Keeping Your Small Business Secure – Starting with the Basics

We all tend to small security risks on a daily basis such as locking our doors when leaving for work in the morning or making sure we park our car in a well-lit area if returning after dark, but the small business owner needs to take extra care throughout the day when working to keep his/her business safe.

The convenience of technology has desensitized us from risky transactions that could potentially turn a business upside down. But carelessness could also play a role in detrimental errors. The simple step of neglecting to log out of your account after online banking can wreak havoc in your finances. Likewise, walking out of your office with an open file cabinet containing employee records can result in the identity theft of unsuspecting individuals.

If you’re in the process of establishing your small business, train yourself to think like a business owner.
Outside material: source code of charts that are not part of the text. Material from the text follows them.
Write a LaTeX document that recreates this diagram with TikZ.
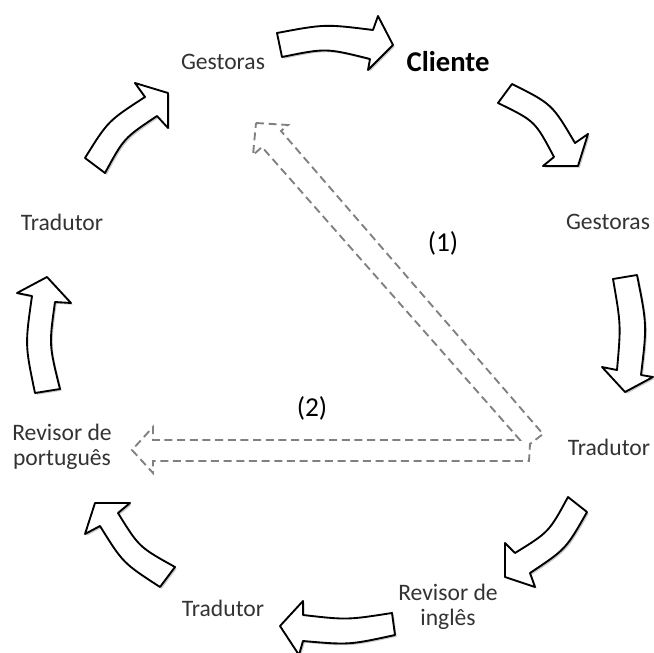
\documentclass[tikz,border=0pt]{standalone}
\usepackage{fontspec}
\setmainfont{Carlito}
\usetikzlibrary{shadows}
\begin{document}
\begin{tikzpicture}[x=0.75pt,y=-0.75pt,
  lbl/.style={font=\fontsize{17.7}{19}\selectfont, inner sep=0pt, align=center, text=black!80},
  numl/.style={font=\fontsize{20.5}{22}\selectfont, inner sep=0pt, text=black},
  bigl/.style={font=\fontsize{21.5}{24}\selectfont\bfseries, inner sep=0pt, text=black},
  blockarrow/.style={draw=black, fill=white, line width=1.4pt, line join=round,
    drop shadow={shadow xshift=1.3pt, shadow yshift=-1.3pt, opacity=0.22, fill=black}},
  dasharrow/.style={draw=black!50, line width=1.4pt, dash pattern=on 6pt off 3.5pt, line join=miter}
]
\useasboundingbox (0,0) rectangle (654,653);

% labels
\node[lbl] (g1) at (223,62) {Gestoras};
\node[bigl] (cl) at (448,62) {Cliente};
\node[lbl] (g2) at (608,222) {Gestoras};
\node[lbl] (t1) at (609,447) {Tradutor};
\node[lbl] (ri) at (448,607) {Revisor de\\ingl\^es};
\node[lbl] (t2) at (223,608) {Tradutor};
\node[lbl] (rp) at (62,447) {Revisor de\\portugu\^es};
\node[lbl] (t3) at (62,222) {Tradutor};
\node[numl] (n1) at (443,243) {(1)};
\node[numl] (n2) at (312,408) {(2)};

% block arrows
\path[blockarrow] (277,33) .. controls (325,24) .. (373,30) -- (378,16) -- (393,45) -- (368,70) -- (370,59) .. controls (326,48) .. (282,57) -- cycle;
\path[blockarrow] (512,84) .. controls (552,104) .. (575,143) -- (588,134) -- (578,166) -- (543,166) -- (554,157) .. controls (535,121) .. (498,103) -- cycle;
\path[blockarrow] (637,275) .. controls (647,325) .. (641,375) -- (653,377) -- (625,392) -- (602,367) -- (617,370) .. controls (621,325) .. (613,279) -- cycle;
\path[blockarrow] (587,512) .. controls (566,549) .. (530,573) -- (535,587) -- (505,577) -- (505,543) -- (515,553) .. controls (549,532) .. (568,497) -- cycle;
\path[blockarrow] (395,635) .. controls (349,645) .. (303,641) -- (299,655) -- (280,626) -- (303,601) -- (303,615) .. controls (347,620) .. (392,613) -- cycle;
\path[blockarrow] (160,587) .. controls (123,563) .. (100,526) -- (85,534) -- (95,503) -- (130,503) -- (118,513) .. controls (139,547) .. (175,567) -- cycle;
\path[blockarrow] (35,393) .. controls (25,345) .. (32,296) -- (17,293) -- (47,277) -- (71,303) -- (55,302) .. controls (49,345) .. (60,389) -- cycle;
\path[blockarrow] (85,158) .. controls (108,121) .. (145,97) -- (135,83) -- (168,93) -- (168,128) -- (157,116) .. controls (124,138) .. (105,173) -- cycle;

% dashed double arrows (1) and (2)
\draw[dasharrow] (256,123) -- (288,125) -- (281,131) -- (543,434) -- (530,444) -- (529,461) -- (153,461) -- (153,473) -- (132,450) -- (153,427) -- (153,440) -- (520,440) -- (262,147) -- (253,155) -- cycle;
\end{tikzpicture}
\end{document}
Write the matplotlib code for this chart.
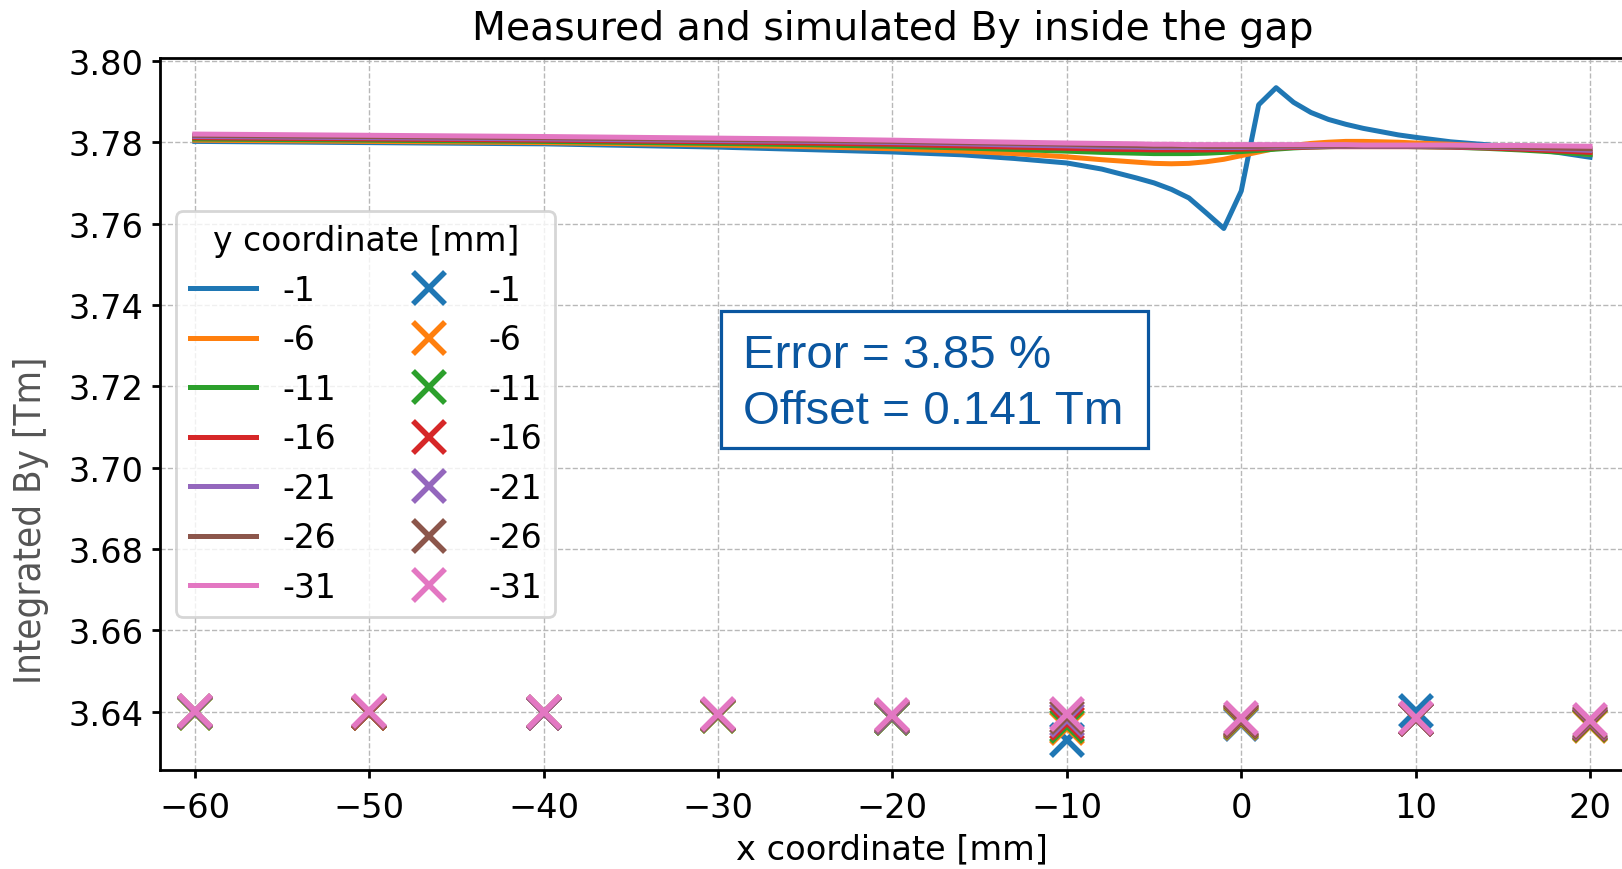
import matplotlib
matplotlib.use("Agg")
import matplotlib.pyplot as plt
from matplotlib.patches import Rectangle

# simulated integrated By along x, one list per y coordinate
x_sim = [-60, -50, -40, -30, -25, -20, -16, -13, -10, -8, -6, -5, -4, -3, -2, -1,
         0, 1, 2, 3, 4, 5, 6, 7, 8, 9, 10, 12, 14, 16, 18, 20]
sim_m1 = [3.7802, 3.7799, 3.7796, 3.7788, 3.7782, 3.7776, 3.7769, 3.7760, 3.7749, 3.7734,
          3.7712, 3.7700, 3.7684, 3.7663, 3.7626, 3.7588, 3.7680, 3.7892, 3.7934, 3.7898,
          3.7873, 3.7856, 3.7844, 3.7834, 3.7826, 3.7818, 3.7812, 3.7801, 3.7794, 3.7786,
          3.7776, 3.7763]
sim_m6 = [3.7805, 3.7802, 3.7799, 3.7793, 3.7789, 3.7784, 3.7778, 3.7772, 3.7764, 3.7757,
          3.7751, 3.7748, 3.7747, 3.7748, 3.7752, 3.7758, 3.7767, 3.7776, 3.7785, 3.7792,
          3.7797, 3.7800, 3.7802, 3.7802, 3.7801, 3.7800, 3.7798, 3.7795, 3.7791, 3.7785,
          3.7778, 3.7770]
sim_m11 = [3.7808, 3.7805, 3.7802, 3.7797, 3.7794, 3.7790, 3.7786, 3.7782, 3.7778, 3.7775,
           3.7773, 3.7772, 3.7772, 3.7772, 3.7773, 3.7775, 3.7777, 3.7780, 3.7783, 3.7786,
           3.7788, 3.7789, 3.7790, 3.7790, 3.7790, 3.7790, 3.7789, 3.7788, 3.7785, 3.7781,
           3.7776, 3.7770]
sim_m16 = [3.7811, 3.7808, 3.7805, 3.7801, 3.7798, 3.7795, 3.7791, 3.7788, 3.7785, 3.7783,
           3.7782, 3.7781, 3.7781, 3.7781, 3.7781, 3.7782, 3.7783, 3.7784, 3.7786, 3.7787,
           3.7788, 3.7789, 3.7789, 3.7789, 3.7789, 3.7789, 3.7789, 3.7788, 3.7786, 3.7783,
           3.7779, 3.7775]
sim_m21 = [3.7814, 3.7811, 3.7808, 3.7804, 3.7802, 3.7799, 3.7796, 3.7793, 3.7791, 3.7789,
           3.7788, 3.7787, 3.7787, 3.7787, 3.7787, 3.7787, 3.7787, 3.7788, 3.7788, 3.7789,
           3.7789, 3.7790, 3.7790, 3.7790, 3.7790, 3.7790, 3.7790, 3.7789, 3.7788, 3.7786,
           3.7783, 3.7780]
sim_m26 = [3.7817, 3.7814, 3.7811, 3.7807, 3.7805, 3.7802, 3.7799, 3.7797, 3.7795, 3.7793,
           3.7792, 3.7791, 3.7791, 3.7791, 3.7790, 3.7790, 3.7790, 3.7790, 3.7791, 3.7791,
           3.7791, 3.7791, 3.7791, 3.7791, 3.7791, 3.7791, 3.7791, 3.7790, 3.7789, 3.7788,
           3.7786, 3.7784]
sim_m31 = [3.7820, 3.7817, 3.7814, 3.7810, 3.7808, 3.7805, 3.7802, 3.7800, 3.7798, 3.7797,
           3.7796, 3.7795, 3.7795, 3.7794, 3.7794, 3.7794, 3.7794, 3.7794, 3.7794, 3.7794,
           3.7794, 3.7794, 3.7794, 3.7793, 3.7793, 3.7793, 3.7793, 3.7793, 3.7792, 3.7792,
           3.7791, 3.7790]

# measured points
x_meas = [-60, -50, -40, -30, -20, -10, 0, 10, 20]
meas_m1 = [3.6399, 3.6398, 3.6398, 3.6391, 3.6386, 3.6330, 3.6371, 3.6401, 3.6368]
meas_m6 = [3.6398, 3.6398, 3.6397, 3.6390, 3.6385, 3.6360, 3.6373, 3.6382, 3.6366]
meas_m11 = [3.6398, 3.6398, 3.6397, 3.6390, 3.6386, 3.6366, 3.6375, 3.6382, 3.6368]
meas_m16 = [3.6399, 3.6398, 3.6397, 3.6391, 3.6387, 3.6373, 3.6377, 3.6383, 3.6370]
meas_m21 = [3.6400, 3.6399, 3.6398, 3.6392, 3.6388, 3.6380, 3.6379, 3.6383, 3.6373]
meas_m26 = [3.6401, 3.6400, 3.6399, 3.6393, 3.6390, 3.6388, 3.6381, 3.6383, 3.6376]
meas_m31 = [3.6402, 3.6401, 3.6400, 3.6394, 3.6392, 3.6395, 3.6384, 3.6384, 3.6380]

y_labels = ["-1", "-6", "-11", "-16", "-21", "-26", "-31"]
sim_curves = [sim_m1, sim_m6, sim_m11, sim_m16, sim_m21, sim_m26, sim_m31]
meas_points = [meas_m1, meas_m6, meas_m11, meas_m16, meas_m21, meas_m26, meas_m31]

error_pct = 3.85
offset_tm = 0.141

plt.rcParams["font.size"] = 24.2
plt.rcParams["axes.linewidth"] = 2.0
plt.rcParams["xtick.major.size"] = 5.9
plt.rcParams["ytick.major.size"] = 5.9
plt.rcParams["xtick.major.width"] = 2.0
plt.rcParams["ytick.major.width"] = 2.0
plt.rcParams["xtick.major.pad"] = 9.5
plt.rcParams["ytick.major.pad"] = 5.9

fig = plt.figure(figsize=(16.22, 8.70), dpi=100)
ax = fig.add_axes([0.0986, 0.1138, 0.9032, 0.8184])

colors = plt.rcParams["axes.prop_cycle"].by_key()["color"]
for i, lab in enumerate(y_labels):
    ax.plot(x_sim, sim_curves[i], color=colors[i], lw=3.6, label=lab)
for i, lab in enumerate(y_labels):
    ax.plot(x_meas, meas_points[i], ls="none", marker="x", ms=23, mew=4,
            color=colors[i], label=lab)

ax.set_xlim(-62, 22)
ax.set_ylim(3.6257, 3.8007)
ax.set_xticks([-60, -50, -40, -30, -20, -10, 0, 10, 20])
ax.set_yticks([3.64, 3.66, 3.68, 3.70, 3.72, 3.74, 3.76, 3.78, 3.80])
ax.grid(True, ls="--", color="#b8b8b8", lw=1.0)
ax.set_axisbelow(True)

ax.set_title("Measured and simulated By inside the gap", fontsize=28.4, pad=14)
ax.set_xlabel("x coordinate [mm]", labelpad=6)
fig.text(0.019, 1 - 520 / 870, "Integrated By [Tm]", rotation=90, color="#555555",
         fontsize=27.5, ha="center", va="center", fontstretch="condensed")

leg = ax.legend(loc="center left", ncol=2, title="y coordinate [mm]",
                title_fontsize=23.8, fontsize=23.8, framealpha=0.8, edgecolor="0.8",
                columnspacing=1.8)
leg.get_frame().set_linewidth(2.0)

# result box
blue_txt = "#0a56a0"
fig.patches.append(Rectangle((721 / 1622, 1 - 449 / 870), 427 / 1622, 137 / 870,
                             transform=fig.transFigure, facecolor="white",
                             edgecolor=blue_txt, lw=2.3, zorder=5))
fig.text(743 / 1622, 1 - 384 / 870,
         f"Error = {error_pct:.2f} %\nOffset = {offset_tm:.3f} Tm",
         family="Liberation Sans", fontsize=34.2, color=blue_txt,
         ha="left", va="center", linespacing=1.38, zorder=6)

fig.savefig("out.png", dpi=100)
Putting aside marketing and networking, consider the small details and practice basic daily habits erring on the side of caution. This is especially important if you have office staff or outside contractors who provide their service off business hours such as cleaning or elevator maintenance. Protect your office and its contents as you would your home with your personal belongings.

If your location has a busy common area where passers-by can easily enter your space, be cautious of leaving laptops unattended. Remember to secure blank checks, file away bank and credit card statements, have your accounting programs password protected, lock up personnel information, and shut down your computers before leaving for the evening.

These simple steps will not only save you thousands of dollars and provide security to your staff, they’ll also prevent countless sleepless nights.

Bank Reconciliations – Keeping Your Cash Flowing

A stack of untouched bank statements on the corner of a desk buried in a “pending” file not only keeps one ill-informed of cash activity but also fails to keep financial statements current. If you run your business on a cash basis with minimal bookkeeping such as opting out of entering bills and processing customer invoices, the problem complicates issues further.

Relying on cash disbursements to allocate expenses and recording deposits directly to an income account rather than accounts receivable is all the more reason to promptly process bank reconciliations and its importance shouldn’t be underestimated. Human error, omitted transactions due to forgetfulness, unrecorded bank fees, and the rare bank error will throw off your check register and create future problems in your daily activities.

Data entry on a daily basis is recommended. However, if you save up your data entry tasks on a monthly basis relying on bank statements to record cash transactions, be diligent in this task. Keeping bank reconciliations up-to-date will provide an accurate analysis of your financial statements and knowing your current cash availability will empower you to make good business decisions. Lastly, you’ll protect your credit and possibly save a small fortune in bank fees to boot.

Off the Payroll – Quick Tip

Many sole proprietors and small business owners choose to pay themselves off the payroll. When making drawings from your company or receiving compensation in the form of a payment from a client, accounting for income tax deductions is often overlooked. Falling behind with bookkeeping or failing to file proper paperwork with federal and state tax agencies is easy to do when busy schedules don’t allow for processing of these tasks.

To avoid accruing penalties and interest on unpaid taxes, estimated state (if applicable) and federal income taxes need to be paid on a quarterly basis and filed with the appropriate form. By adhering to the designated due dates and staying up-to-date throughout the year, annual tax liabilities will be kept at a minimum.

The end result – no surprises and less stress in the following year.